New York City has a scrappy history of waste disposal. Benjamin Miller, author of "Fat of the Land," a history of urban waste and its disposal in New York over the past 200 years, describes it as lurching "from one crisis to another."

"Garbage is always a troublesome thing in New York," he said. "Other cities can sort of sprawl, keep moving out, and their transfer stations and landfills can be pushed out."

But not here, where more than 8 million people live in close quarters in a space that has no spare room around its edges. The eye-popping density also presents unique problems: where weekly trash pickups might be sufficient in most American cities, some New York neighborhoods see their curbs cleared three times a week.

Long ago, this city dumped its trash in the ocean, a practice halted in the 1930s. After that, garbage ended up in various landfills, including one on Rikers Island (search). In those days, city planners also used landfill to fill out nooks, crannies and inlets along the borders of the five boroughs, creating foundations for landmarks like LaGuardia Airport and Coney Island.

In 1948, the Fresh Kills landfill (search) on Staten Island opened as a temporary solution to the city's waste woes, but much to the dismay of residents there, the city kept carting its trash to Staten Island for more than 50 years. It closed in 2001, under a deal reached by Mayor Rudolph Giuliani.

The truck system that followed was also supposed to be temporary, but four years later, it is still being used, taking city waste to landfills in other states.

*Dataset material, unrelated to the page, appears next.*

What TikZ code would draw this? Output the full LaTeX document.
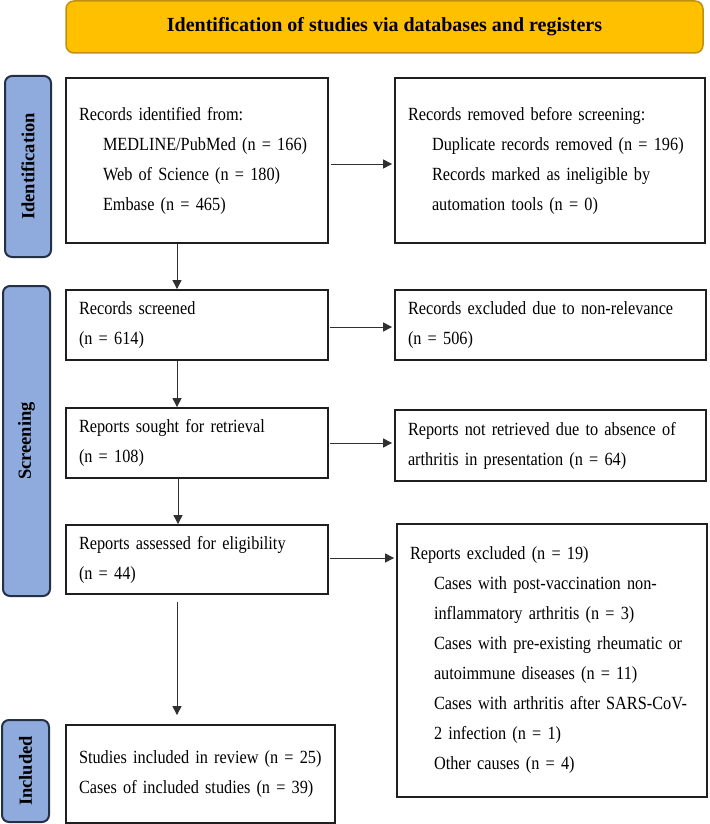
\documentclass[tikz,border=0pt]{standalone}
\usepackage{fontspec}
\setmainfont{Liberation Serif}
\newfontfamily\bodyfont{Liberation Serif}[FakeStretch=0.875]
\usetikzlibrary{arrows.meta}
\definecolor{bannerfill}{HTML}{FFC000}
\definecolor{bannerdraw}{HTML}{C09010}
\definecolor{labfill}{HTML}{8FAADC}
\definecolor{labdraw}{HTML}{243044}
\definecolor{linegray}{HTML}{303030}
\newcommand\myln[1]{\mbox{#1}}
\newcommand\myiln[1]{\hspace*{24pt}\mbox{#1}}
\begin{document}
\begin{tikzpicture}[x=1pt,y=-1pt,
  box/.style={draw=black!88, line width=1.8pt, fill=white, inner xsep=13pt, inner ysep=0pt,
    align=left, font=\bodyfont\fontsize{18.6}{30}\selectfont},
  banner/.style={draw=bannerdraw, fill=bannerfill, line width=1.5pt, rounded corners=8pt,
    inner sep=0pt, font=\fontsize{20}{24}\selectfont\bfseries},
  sidelab/.style={draw=labdraw, fill=labfill, line width=2pt, rounded corners=7pt, rotate=90,
    inner sep=0pt, font=\fontsize{18.5}{22}\selectfont\bfseries},
  arr/.style={draw=linegray, line width=1pt, -{Triangle[length=9pt,width=9pt]}}]
\useasboundingbox (0,0) rectangle (709,824);

% banner
\node[banner, minimum width=637pt, minimum height=52pt] (banner) at (384.5,27) {Identification of studies via databases and registers};

% side labels
\node[sidelab, minimum width=181pt, minimum height=46pt] (idlab) at (28,166.5) {Identification};
\node[sidelab, minimum width=310pt, minimum height=47pt] (scrlab) at (26.5,441) {Screening};
\node[sidelab, minimum width=102pt, minimum height=47pt] (inclab) at (25.5,771) {Included};

% left column
\node[box, minimum width=262pt, text width=236pt, minimum height=165pt] (id) at (197,160.5)
  {\myln{Records identified from:}\\
   \myiln{MEDLINE/PubMed (n = 166)}\\
   \myiln{Web of Science (n = 180)}\\
   \myiln{Embase (n = 465)}};
\node[box, minimum width=262pt, text width=236pt, minimum height=70pt] (scr) at (197,325)
  {\myln{Records screened}\\\myln{(n = 614)}};
\node[box, minimum width=262pt, text width=236pt, minimum height=70pt] (sought) at (197,443)
  {\myln{Reports sought for retrieval}\\\myln{(n = 108)}};
\node[box, minimum width=262pt, text width=236pt, minimum height=69pt] (assess) at (197,559.5)
  {\myln{Reports assessed for eligibility}\\\myln{(n = 44)}};
\node[box, minimum width=269pt, text width=243pt, minimum height=98pt] (inc) at (200.5,774)
  {\myln{Studies included in review (n = 25)}\\\myln{Cases of included studies (n = 39)}};

% right column
\node[box, minimum width=310pt, text width=284pt, minimum height=165pt] (rem) at (550,160.5)
  {\myln{Records removed before screening:}\\
   \myiln{Duplicate records removed (n = 196)}\\
   \myiln{Records marked as ineligible by}\\
   \myiln{automation tools (n = 0)}};
\node[box, minimum width=311pt, text width=285pt, minimum height=70pt] (exc1) at (550.5,325)
  {\myln{Records excluded due to non-relevance}\\\myln{(n = 506)}};
\node[box, minimum width=311pt, text width=285pt, minimum height=71pt] (notret) at (550.5,445.5)
  {\myln{Reports not retrieved due to absence of}\\\myln{arthritis in presentation (n = 64)}};
\node[box, minimum width=310pt, text width=284pt, minimum height=273pt] (exc2) at (552,660.5)
  {\myln{Reports excluded (n = 19)}\\
   \myiln{Cases with post-vaccination non-}\\
   \myiln{inflammatory arthritis (n = 3)}\\
   \myiln{Cases with pre-existing rheumatic or}\\
   \myiln{autoimmune diseases (n = 11)}\\
   \myiln{Cases with arthritis after SARS-CoV-}\\
   \myiln{2 infection (n = 1)}\\
   \myiln{Other causes (n = 4)}};

% horizontal arrows
\draw[arr, shorten <=2pt, shorten >=2pt] ([yshift=-3.5pt]id.east) -- ([yshift=-3.5pt]id.east -| rem.west);
\draw[arr, shorten <=1pt, shorten >=2pt] ([yshift=-2pt]scr.east) -- ([yshift=-2pt]scr.east -| exc1.west);
\draw[arr, shorten <=1pt, shorten >=2pt] (sought.east) -- (sought.east -| notret.west);
\draw[arr, shorten <=1pt, shorten >=2pt] ([yshift=1.5pt]assess.east) -- ([yshift=1.5pt]assess.east -| exc2.west);

% vertical arrows
\draw[arr] ([xshift=-20pt]id.south) -- ([xshift=-20pt]id.south |- scr.north);
\draw[arr] ([xshift=-20pt]scr.south) -- ([xshift=-20pt]scr.south |- sought.north);
\draw[arr] ([xshift=-19pt]sought.south) -- ([xshift=-19pt]sought.south |- assess.north);
\draw[arr, shorten <=7pt, shorten >=9pt] ([xshift=-20pt]assess.south) -- ([xshift=-20pt]assess.south |- inc.north);
\end{tikzpicture}
\end{document}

Bloomberg's new plan — backed by environmentalists and health groups — proposes four waterside transfer stations in Manhattan, Brooklyn and Queens where barges would take away loads of trash. He says the plan would reduce pollution from truck exhaust, improve traffic on city streets and help low-income communities now stuck with trash transfer stations.

"You have to be fair," Bloomberg said last week. "Let's spread the pain, if you will, and spread the benefits — everybody's going to benefit from fewer trucks on the streets by using the waterway."

But the City Council voted last week to block the mayor's plan — a revolt led by City Council Speaker Gifford Miller (search). His chief complaint: the Manhattan riverside station is located in his Upper East Side district, next to a park.

"Waste transfer stations do not belong in residential areas," Miller said. "They do not belong where children run and play, they do not belong where our seniors take their afternoon stroll."

Other City Council members who voted against Bloomberg's plan said it fails to address recycling and waste reduction. This week a group of them released a new proposal that, among other things, creates a new office dedicated to those efforts. The alternative plan also suggests that the mayor's proposed Upper East Side station be used only for recyclable paper.

The debate over that station has escalated into claims that opponents are trying to keep trash transfer points out of wealthier neighborhoods, penalizing minority communities.

"Far too long communities of color have carried that burden," said Councilman Charles Barron, of Brooklyn. "It's called environmental racism. We now have a chance to have environmental justice."

Bloomberg has also accused the City Council Speaker, who is one of four Democrats vying to unseat him this November, of tossing campaign politics into the mess.

"We will go ahead with a well-thought out plan ... not a plan made by somebody who's looking at what might sell in an election," Bloomberg said.

The mayor vetoed the council's vote, and unless the parties reach a compromise in the next few days, the measure will head for an override effort. Bloomberg said he was optimistic he would prevail.

"We cannot continue to have certain communities shoulder all the burden here ... and we can't continue to run trucks down those streets and pollute the air," he said. "Shame on us if that's what we do."